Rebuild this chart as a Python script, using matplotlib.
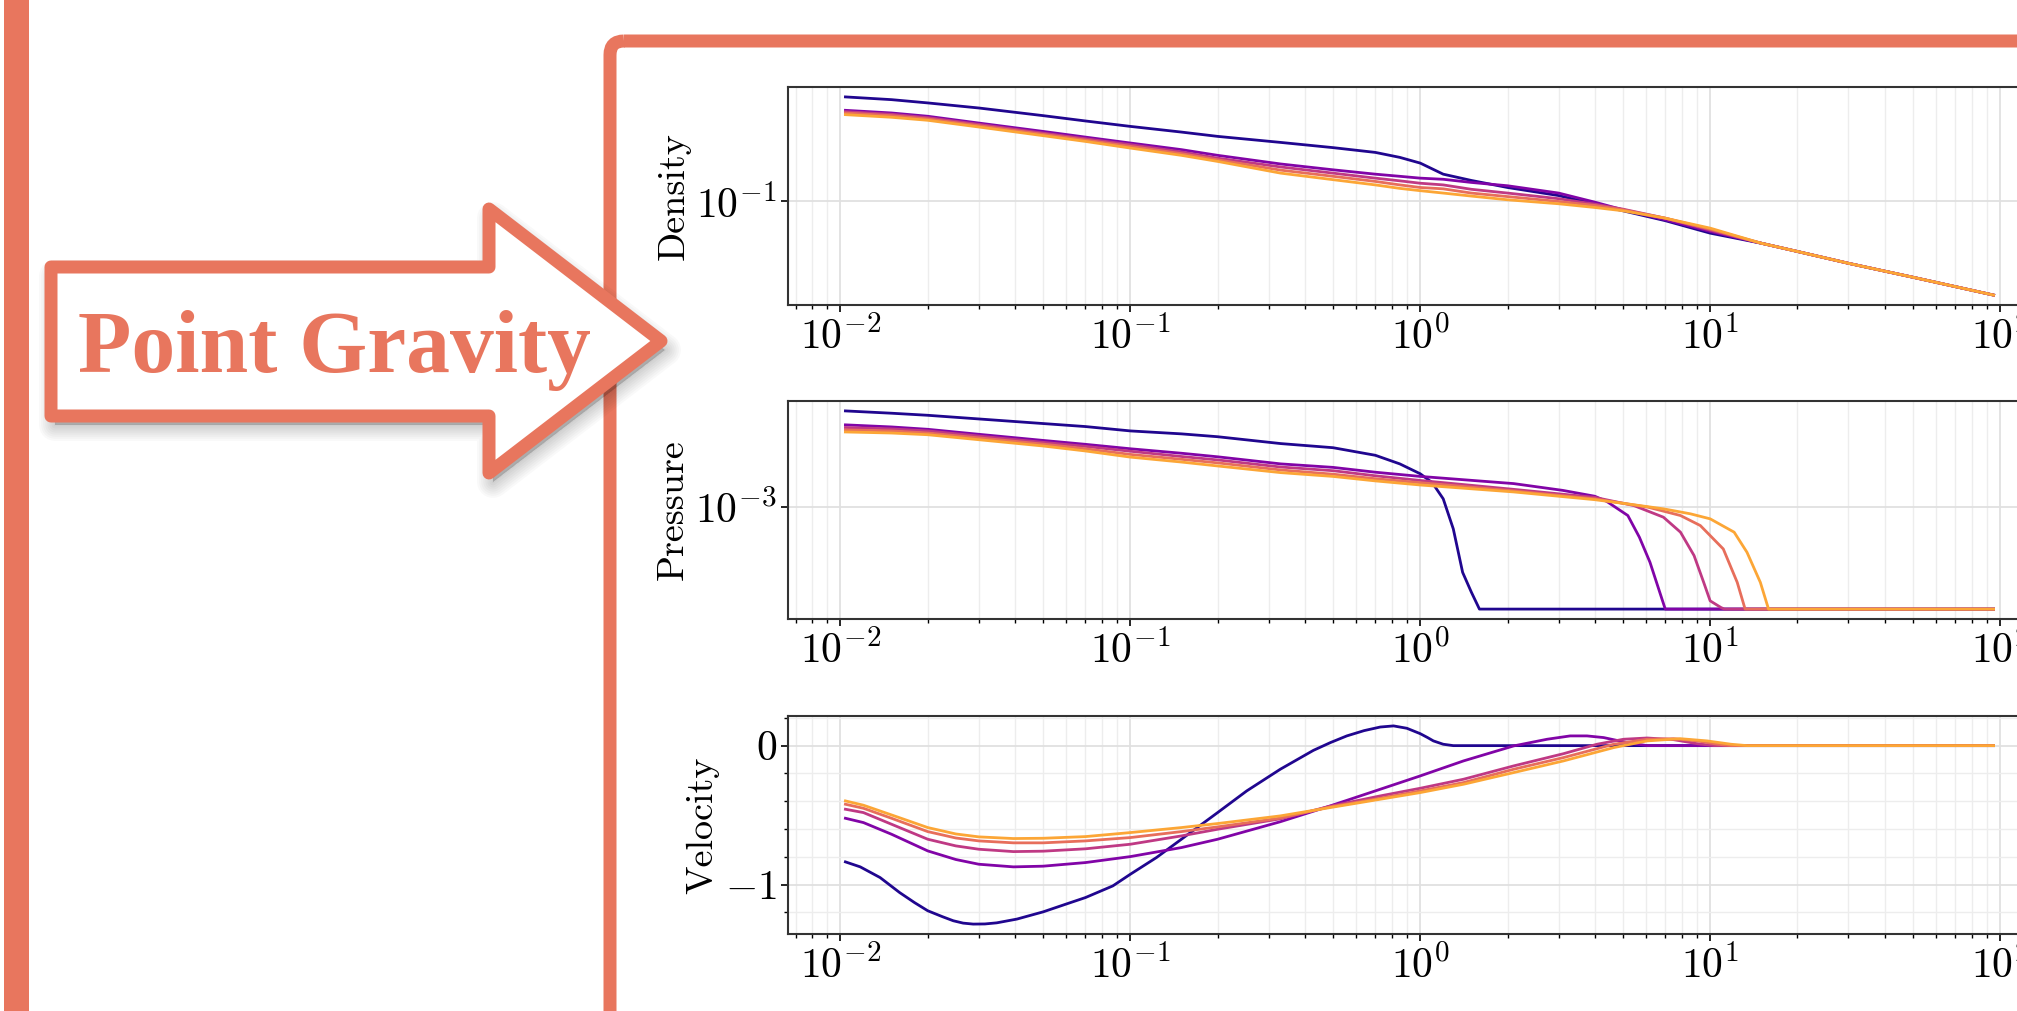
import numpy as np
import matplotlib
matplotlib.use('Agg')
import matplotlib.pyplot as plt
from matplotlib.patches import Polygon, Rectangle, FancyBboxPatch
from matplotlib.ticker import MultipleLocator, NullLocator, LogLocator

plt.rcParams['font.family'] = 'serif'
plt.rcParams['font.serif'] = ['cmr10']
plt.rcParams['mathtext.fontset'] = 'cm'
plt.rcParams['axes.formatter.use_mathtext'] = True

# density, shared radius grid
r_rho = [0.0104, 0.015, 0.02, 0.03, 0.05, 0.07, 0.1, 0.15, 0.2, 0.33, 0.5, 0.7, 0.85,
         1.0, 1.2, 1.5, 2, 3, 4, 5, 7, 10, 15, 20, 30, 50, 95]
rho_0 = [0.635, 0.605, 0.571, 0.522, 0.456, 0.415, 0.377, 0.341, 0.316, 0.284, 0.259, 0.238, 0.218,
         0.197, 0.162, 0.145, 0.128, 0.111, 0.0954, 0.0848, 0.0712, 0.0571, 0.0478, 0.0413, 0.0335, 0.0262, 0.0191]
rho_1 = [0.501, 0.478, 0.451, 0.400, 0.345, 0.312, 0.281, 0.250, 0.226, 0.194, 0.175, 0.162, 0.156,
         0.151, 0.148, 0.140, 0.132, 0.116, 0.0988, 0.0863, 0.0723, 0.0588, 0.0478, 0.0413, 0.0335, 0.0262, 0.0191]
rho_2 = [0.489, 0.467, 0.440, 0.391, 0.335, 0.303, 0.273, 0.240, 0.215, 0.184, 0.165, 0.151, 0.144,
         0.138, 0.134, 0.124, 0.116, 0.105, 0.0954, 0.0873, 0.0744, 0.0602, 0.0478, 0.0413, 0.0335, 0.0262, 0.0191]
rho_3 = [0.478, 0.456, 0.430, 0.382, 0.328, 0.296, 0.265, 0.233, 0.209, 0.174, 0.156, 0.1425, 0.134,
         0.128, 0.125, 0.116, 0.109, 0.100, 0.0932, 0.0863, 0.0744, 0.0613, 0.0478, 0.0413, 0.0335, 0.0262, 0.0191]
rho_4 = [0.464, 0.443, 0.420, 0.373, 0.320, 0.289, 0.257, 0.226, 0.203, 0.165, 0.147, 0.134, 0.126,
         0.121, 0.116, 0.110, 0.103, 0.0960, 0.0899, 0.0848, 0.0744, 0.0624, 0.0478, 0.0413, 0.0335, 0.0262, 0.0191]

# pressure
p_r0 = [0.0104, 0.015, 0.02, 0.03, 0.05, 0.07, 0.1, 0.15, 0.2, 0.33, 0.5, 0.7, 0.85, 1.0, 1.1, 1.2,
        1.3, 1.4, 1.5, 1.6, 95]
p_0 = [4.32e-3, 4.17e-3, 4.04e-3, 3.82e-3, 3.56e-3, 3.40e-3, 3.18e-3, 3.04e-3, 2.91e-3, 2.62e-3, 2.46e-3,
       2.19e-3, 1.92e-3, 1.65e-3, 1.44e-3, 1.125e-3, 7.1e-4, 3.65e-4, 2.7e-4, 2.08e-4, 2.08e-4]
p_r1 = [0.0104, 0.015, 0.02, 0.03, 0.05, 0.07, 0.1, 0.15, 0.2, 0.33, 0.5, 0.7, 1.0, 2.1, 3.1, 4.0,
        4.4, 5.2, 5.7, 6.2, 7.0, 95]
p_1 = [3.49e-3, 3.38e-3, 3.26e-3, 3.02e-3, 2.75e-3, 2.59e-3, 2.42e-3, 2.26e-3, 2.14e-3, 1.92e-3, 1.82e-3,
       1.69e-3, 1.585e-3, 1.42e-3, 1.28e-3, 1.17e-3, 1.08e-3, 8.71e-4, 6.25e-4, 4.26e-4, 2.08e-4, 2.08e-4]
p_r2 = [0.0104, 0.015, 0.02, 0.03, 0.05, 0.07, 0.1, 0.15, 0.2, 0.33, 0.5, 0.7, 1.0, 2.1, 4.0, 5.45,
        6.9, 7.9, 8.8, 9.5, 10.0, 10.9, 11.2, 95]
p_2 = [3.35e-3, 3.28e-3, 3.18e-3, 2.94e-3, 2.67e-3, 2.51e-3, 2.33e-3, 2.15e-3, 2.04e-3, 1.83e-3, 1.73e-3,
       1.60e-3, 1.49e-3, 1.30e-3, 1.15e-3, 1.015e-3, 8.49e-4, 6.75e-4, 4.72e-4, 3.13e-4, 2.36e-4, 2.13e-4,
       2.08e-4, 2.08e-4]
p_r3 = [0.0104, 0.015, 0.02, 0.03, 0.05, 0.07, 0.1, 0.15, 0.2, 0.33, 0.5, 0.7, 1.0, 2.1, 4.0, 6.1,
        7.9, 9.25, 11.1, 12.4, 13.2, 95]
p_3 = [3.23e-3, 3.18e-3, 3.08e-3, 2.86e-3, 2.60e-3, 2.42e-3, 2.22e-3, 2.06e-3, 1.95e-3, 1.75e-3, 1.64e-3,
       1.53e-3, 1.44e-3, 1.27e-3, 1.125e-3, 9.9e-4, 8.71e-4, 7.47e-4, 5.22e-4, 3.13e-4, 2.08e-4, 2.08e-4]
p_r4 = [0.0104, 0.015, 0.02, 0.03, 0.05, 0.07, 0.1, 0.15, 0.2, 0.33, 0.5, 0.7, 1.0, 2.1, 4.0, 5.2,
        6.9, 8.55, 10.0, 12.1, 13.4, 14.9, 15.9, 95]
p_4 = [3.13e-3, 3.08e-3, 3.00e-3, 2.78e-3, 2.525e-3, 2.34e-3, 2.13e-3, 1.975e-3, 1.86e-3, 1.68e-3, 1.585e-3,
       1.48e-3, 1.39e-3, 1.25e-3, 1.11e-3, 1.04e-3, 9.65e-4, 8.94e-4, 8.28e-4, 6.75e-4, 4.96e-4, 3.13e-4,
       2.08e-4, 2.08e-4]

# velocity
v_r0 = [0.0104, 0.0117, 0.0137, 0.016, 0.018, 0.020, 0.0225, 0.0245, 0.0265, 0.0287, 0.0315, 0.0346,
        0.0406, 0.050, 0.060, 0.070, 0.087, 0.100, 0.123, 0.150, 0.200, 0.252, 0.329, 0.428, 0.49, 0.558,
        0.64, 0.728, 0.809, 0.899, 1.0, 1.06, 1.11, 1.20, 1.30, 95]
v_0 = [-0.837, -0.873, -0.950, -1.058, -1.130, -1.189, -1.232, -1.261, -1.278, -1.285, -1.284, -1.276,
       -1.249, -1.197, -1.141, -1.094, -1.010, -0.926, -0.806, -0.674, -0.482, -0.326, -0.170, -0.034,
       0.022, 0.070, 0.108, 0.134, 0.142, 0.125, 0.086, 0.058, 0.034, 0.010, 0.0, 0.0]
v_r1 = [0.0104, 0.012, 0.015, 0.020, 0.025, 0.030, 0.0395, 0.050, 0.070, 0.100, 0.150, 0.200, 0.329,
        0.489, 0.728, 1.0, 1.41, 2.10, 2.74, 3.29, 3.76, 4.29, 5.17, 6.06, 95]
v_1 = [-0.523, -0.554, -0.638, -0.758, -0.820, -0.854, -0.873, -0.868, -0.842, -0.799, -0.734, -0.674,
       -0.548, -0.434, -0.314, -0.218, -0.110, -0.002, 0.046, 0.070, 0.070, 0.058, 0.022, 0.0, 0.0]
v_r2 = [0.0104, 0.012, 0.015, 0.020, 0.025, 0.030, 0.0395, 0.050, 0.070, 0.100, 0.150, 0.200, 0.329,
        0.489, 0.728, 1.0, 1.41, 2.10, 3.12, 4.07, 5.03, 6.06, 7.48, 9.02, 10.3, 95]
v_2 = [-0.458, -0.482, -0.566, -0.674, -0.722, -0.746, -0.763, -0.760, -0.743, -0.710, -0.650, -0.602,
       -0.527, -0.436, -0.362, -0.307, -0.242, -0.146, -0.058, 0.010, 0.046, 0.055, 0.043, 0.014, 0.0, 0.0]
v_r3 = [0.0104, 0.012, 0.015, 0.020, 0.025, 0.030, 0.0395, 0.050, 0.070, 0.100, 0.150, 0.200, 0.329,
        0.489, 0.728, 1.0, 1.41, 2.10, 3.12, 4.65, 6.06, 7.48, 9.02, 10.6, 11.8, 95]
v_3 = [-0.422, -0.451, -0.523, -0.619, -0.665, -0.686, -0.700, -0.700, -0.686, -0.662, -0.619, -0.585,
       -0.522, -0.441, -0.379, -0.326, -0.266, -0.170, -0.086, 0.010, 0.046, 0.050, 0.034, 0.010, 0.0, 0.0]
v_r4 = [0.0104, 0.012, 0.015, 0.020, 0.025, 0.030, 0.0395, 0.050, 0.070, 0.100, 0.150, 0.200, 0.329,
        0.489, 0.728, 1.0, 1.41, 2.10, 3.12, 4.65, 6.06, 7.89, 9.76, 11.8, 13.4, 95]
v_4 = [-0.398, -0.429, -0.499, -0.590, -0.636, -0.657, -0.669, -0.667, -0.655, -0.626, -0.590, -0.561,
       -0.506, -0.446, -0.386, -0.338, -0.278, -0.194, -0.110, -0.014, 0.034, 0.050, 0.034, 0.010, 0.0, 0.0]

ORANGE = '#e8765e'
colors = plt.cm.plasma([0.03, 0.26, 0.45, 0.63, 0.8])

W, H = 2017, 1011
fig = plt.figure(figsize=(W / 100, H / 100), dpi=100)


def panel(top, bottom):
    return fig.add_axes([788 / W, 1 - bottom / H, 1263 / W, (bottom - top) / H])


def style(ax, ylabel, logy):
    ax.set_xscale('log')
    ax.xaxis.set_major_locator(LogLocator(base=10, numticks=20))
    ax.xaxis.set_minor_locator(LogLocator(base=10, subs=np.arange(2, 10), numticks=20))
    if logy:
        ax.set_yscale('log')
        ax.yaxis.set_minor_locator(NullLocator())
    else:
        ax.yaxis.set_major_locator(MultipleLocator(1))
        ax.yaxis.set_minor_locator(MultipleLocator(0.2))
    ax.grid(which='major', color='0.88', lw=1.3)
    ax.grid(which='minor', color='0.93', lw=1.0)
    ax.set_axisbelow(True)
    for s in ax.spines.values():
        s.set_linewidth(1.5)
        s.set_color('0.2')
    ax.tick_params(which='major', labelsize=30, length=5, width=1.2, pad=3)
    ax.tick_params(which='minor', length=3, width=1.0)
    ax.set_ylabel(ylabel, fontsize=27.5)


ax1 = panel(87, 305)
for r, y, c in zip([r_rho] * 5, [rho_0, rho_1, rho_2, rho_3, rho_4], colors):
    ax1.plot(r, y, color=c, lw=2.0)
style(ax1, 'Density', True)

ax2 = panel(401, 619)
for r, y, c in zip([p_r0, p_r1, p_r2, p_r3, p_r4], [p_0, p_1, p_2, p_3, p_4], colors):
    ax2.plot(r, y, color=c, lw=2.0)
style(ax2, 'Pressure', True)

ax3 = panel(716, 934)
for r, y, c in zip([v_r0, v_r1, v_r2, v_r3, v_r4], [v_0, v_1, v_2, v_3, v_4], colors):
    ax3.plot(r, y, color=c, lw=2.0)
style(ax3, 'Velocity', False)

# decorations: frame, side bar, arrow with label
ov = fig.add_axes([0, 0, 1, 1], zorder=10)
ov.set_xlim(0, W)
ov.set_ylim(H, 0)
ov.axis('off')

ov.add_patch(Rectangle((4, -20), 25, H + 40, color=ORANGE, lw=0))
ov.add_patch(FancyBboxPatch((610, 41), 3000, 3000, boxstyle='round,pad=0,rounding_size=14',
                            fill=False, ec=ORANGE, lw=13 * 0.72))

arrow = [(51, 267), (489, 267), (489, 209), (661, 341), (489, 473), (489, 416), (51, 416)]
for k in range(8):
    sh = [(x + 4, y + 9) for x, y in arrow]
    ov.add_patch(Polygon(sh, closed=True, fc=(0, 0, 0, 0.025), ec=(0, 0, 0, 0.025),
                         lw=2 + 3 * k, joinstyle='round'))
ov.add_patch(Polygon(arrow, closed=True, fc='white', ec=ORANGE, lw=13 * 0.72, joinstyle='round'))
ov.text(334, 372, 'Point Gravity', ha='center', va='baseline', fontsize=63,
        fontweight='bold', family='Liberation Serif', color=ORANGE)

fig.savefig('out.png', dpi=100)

- **WHAT YOU HAVE TO DO**
Starting at the top of the listing above, please restate word for word each line up to and including the one that holds "plt.rcParams['axes.formatter.use_mathtext'] = True", omitting every image.

- **RESPONSE TO THE TASK**
Rebuild this chart as a Python script, using matplotlib.
import numpy as np
import matplotlib
matplotlib.use('Agg')
import matplotlib.pyplot as plt
from matplotlib.patches import Polygon, Rectangle, FancyBboxPatch
from matplotlib.ticker import MultipleLocator, NullLocator, LogLocator

plt.rcParams['font.family'] = 'serif'
plt.rcParams['font.serif'] = ['cmr10']
plt.rcParams['mathtext.fontset'] = 'cm'
plt.rcParams['axes.formatter.use_mathtext'] = True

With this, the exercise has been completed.